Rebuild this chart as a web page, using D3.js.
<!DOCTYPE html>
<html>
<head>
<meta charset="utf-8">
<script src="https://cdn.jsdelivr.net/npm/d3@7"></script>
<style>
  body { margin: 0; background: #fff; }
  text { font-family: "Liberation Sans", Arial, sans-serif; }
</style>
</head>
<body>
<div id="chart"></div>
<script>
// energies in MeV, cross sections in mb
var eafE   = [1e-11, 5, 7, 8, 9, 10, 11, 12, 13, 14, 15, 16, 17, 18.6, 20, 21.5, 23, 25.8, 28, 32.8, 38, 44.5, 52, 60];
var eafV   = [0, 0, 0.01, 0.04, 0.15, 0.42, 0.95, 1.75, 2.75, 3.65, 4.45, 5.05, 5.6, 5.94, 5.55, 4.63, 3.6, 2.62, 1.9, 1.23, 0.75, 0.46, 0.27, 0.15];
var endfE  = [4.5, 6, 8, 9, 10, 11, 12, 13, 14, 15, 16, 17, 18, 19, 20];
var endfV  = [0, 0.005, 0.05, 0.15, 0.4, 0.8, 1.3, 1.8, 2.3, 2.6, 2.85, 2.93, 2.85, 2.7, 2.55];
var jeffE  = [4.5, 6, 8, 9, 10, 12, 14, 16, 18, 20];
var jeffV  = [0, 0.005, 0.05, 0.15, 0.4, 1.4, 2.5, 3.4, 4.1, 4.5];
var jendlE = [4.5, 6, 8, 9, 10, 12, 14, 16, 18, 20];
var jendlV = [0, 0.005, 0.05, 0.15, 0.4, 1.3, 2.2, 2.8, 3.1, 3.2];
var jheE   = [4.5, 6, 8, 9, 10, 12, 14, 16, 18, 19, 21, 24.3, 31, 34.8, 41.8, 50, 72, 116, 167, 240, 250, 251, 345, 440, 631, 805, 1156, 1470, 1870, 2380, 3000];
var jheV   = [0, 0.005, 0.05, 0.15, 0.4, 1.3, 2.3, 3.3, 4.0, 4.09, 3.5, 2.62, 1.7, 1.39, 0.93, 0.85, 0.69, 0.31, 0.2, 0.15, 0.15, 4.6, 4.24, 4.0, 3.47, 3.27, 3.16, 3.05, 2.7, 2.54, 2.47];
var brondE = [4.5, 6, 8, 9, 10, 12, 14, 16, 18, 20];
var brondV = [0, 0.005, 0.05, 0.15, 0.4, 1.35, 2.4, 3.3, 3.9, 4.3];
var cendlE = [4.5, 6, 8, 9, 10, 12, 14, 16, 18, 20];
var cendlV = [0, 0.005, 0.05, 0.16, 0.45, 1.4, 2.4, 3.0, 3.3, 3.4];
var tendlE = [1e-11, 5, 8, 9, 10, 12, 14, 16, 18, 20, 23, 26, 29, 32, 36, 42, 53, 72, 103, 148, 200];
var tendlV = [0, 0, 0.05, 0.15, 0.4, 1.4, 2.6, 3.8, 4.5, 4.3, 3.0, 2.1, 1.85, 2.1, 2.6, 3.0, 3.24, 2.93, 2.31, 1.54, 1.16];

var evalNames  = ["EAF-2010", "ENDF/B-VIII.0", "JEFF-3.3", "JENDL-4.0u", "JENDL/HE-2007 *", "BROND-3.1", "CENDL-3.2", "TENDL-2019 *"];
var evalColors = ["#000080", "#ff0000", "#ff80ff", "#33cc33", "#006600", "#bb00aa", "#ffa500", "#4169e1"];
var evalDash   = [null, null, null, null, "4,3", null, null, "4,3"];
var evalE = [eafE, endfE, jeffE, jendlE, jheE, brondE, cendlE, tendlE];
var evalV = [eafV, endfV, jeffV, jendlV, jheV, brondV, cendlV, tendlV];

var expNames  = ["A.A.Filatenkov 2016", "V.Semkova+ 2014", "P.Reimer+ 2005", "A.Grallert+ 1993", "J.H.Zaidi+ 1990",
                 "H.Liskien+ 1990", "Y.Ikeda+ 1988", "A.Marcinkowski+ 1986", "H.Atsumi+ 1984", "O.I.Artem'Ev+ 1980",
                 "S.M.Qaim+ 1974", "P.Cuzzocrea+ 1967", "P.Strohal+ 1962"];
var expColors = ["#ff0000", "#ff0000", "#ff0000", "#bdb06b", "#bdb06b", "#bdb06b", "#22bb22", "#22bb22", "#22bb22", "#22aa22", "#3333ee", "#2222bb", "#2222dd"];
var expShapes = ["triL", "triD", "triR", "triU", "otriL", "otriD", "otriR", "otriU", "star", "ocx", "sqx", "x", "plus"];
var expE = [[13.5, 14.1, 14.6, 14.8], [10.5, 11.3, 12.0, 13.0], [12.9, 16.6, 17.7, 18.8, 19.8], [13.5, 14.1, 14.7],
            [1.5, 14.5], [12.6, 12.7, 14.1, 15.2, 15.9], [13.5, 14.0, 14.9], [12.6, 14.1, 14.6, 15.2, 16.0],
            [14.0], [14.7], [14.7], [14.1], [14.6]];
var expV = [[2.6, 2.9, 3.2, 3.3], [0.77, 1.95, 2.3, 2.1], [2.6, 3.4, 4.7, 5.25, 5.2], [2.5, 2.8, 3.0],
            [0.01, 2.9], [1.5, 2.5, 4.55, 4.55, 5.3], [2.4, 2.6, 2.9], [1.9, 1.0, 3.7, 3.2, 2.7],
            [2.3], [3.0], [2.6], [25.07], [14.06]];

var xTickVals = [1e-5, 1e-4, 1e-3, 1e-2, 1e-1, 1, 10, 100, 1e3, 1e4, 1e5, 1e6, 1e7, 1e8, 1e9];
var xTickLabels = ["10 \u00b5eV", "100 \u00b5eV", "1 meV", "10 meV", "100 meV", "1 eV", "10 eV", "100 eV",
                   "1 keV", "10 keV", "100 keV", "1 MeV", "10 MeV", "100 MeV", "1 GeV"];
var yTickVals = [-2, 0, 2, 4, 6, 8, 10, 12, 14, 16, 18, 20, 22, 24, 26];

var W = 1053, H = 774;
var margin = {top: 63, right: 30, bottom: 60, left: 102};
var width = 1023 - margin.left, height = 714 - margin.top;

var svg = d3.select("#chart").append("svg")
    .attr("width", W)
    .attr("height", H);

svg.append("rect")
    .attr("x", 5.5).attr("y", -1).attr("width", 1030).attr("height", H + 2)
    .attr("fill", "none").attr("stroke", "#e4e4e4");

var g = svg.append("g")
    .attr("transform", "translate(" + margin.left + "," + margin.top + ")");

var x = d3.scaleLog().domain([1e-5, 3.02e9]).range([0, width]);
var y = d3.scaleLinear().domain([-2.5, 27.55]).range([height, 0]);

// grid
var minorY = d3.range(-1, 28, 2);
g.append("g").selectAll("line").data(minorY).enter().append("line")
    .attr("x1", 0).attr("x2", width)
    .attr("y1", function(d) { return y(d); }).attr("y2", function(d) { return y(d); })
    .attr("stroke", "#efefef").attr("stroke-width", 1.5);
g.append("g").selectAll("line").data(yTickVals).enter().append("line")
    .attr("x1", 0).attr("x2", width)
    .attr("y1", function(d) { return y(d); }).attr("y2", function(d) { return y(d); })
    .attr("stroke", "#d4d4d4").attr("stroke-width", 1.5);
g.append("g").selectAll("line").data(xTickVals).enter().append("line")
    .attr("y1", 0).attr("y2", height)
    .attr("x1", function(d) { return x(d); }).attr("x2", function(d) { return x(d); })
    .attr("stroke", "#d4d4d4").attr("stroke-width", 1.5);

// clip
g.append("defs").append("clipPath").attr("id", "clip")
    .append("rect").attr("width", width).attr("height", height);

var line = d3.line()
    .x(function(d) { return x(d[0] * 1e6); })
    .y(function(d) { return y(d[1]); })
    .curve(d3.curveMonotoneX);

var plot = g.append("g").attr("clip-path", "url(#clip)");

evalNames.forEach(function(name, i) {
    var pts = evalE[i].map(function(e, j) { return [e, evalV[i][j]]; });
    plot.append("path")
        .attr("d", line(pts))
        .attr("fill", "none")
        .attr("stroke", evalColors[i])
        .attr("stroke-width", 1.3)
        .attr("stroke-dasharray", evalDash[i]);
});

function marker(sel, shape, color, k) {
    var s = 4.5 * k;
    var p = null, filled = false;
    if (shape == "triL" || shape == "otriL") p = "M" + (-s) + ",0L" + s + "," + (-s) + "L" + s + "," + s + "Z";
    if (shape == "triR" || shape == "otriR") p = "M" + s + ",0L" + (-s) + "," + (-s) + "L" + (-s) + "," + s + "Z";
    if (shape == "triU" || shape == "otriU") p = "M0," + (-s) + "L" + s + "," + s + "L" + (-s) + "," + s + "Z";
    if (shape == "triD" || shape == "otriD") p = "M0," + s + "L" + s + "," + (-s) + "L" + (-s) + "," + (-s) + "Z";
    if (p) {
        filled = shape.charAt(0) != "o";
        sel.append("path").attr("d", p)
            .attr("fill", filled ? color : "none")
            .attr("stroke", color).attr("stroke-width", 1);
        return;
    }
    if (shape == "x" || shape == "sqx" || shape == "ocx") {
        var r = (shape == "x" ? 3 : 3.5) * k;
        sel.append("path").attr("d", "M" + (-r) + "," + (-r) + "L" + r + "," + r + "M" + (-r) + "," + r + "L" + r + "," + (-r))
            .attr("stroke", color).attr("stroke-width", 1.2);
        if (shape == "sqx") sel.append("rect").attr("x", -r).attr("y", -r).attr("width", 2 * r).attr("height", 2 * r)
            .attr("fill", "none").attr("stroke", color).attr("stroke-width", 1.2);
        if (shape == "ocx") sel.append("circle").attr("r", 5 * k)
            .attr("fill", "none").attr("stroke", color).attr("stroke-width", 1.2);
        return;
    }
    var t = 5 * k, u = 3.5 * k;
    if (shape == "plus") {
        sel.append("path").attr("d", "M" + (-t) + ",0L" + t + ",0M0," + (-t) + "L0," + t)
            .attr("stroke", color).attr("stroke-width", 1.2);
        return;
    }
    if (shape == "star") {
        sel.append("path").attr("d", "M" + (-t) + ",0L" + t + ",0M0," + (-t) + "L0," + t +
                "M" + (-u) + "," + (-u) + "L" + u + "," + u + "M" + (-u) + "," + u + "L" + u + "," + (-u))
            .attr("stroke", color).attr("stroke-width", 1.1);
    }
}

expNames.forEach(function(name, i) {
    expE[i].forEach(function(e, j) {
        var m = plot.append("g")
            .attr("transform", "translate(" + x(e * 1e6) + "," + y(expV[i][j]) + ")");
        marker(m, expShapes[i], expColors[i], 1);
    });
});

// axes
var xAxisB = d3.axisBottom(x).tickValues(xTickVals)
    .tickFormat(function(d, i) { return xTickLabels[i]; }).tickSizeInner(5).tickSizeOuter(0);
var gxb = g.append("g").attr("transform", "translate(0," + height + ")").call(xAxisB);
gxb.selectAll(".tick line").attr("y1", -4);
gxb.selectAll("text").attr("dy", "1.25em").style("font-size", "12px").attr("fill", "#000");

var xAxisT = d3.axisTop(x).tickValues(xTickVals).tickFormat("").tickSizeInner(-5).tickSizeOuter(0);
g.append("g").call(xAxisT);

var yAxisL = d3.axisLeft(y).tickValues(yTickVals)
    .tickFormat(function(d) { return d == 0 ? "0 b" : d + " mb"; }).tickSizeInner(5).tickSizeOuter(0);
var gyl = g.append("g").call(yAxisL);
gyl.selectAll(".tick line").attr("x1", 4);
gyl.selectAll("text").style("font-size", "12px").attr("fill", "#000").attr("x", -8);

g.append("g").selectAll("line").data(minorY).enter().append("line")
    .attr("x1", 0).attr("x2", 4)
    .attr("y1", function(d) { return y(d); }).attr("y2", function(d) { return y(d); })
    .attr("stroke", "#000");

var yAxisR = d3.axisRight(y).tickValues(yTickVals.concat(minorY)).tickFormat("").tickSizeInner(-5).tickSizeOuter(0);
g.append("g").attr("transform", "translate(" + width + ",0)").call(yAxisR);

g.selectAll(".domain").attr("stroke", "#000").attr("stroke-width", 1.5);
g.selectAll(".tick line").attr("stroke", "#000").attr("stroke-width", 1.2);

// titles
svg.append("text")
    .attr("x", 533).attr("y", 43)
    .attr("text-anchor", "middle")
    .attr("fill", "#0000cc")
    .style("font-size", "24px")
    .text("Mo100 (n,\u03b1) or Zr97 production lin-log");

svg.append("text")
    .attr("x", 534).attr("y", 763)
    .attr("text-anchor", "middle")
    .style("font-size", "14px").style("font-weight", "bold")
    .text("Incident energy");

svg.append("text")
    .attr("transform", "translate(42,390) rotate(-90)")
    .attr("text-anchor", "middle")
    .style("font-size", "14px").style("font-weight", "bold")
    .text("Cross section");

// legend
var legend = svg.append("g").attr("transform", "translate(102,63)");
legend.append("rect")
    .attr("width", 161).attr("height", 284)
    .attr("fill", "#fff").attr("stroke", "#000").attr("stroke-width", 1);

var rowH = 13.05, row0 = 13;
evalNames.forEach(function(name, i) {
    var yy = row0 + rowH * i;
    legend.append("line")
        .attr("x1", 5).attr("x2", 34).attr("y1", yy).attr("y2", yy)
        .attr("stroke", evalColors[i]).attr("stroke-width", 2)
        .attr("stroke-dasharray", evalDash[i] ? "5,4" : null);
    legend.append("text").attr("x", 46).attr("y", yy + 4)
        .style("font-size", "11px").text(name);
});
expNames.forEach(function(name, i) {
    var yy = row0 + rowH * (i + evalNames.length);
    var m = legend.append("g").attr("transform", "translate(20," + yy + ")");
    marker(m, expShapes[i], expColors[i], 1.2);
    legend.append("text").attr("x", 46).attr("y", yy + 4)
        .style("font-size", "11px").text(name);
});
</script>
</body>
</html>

_Aim of the task_.
Extract lines where the string "chart" occurs.

_Exercise result_.
Rebuild this chart as a web page, using D3.js.
<div id="chart"></div>
var svg = d3.select("#chart").append("svg")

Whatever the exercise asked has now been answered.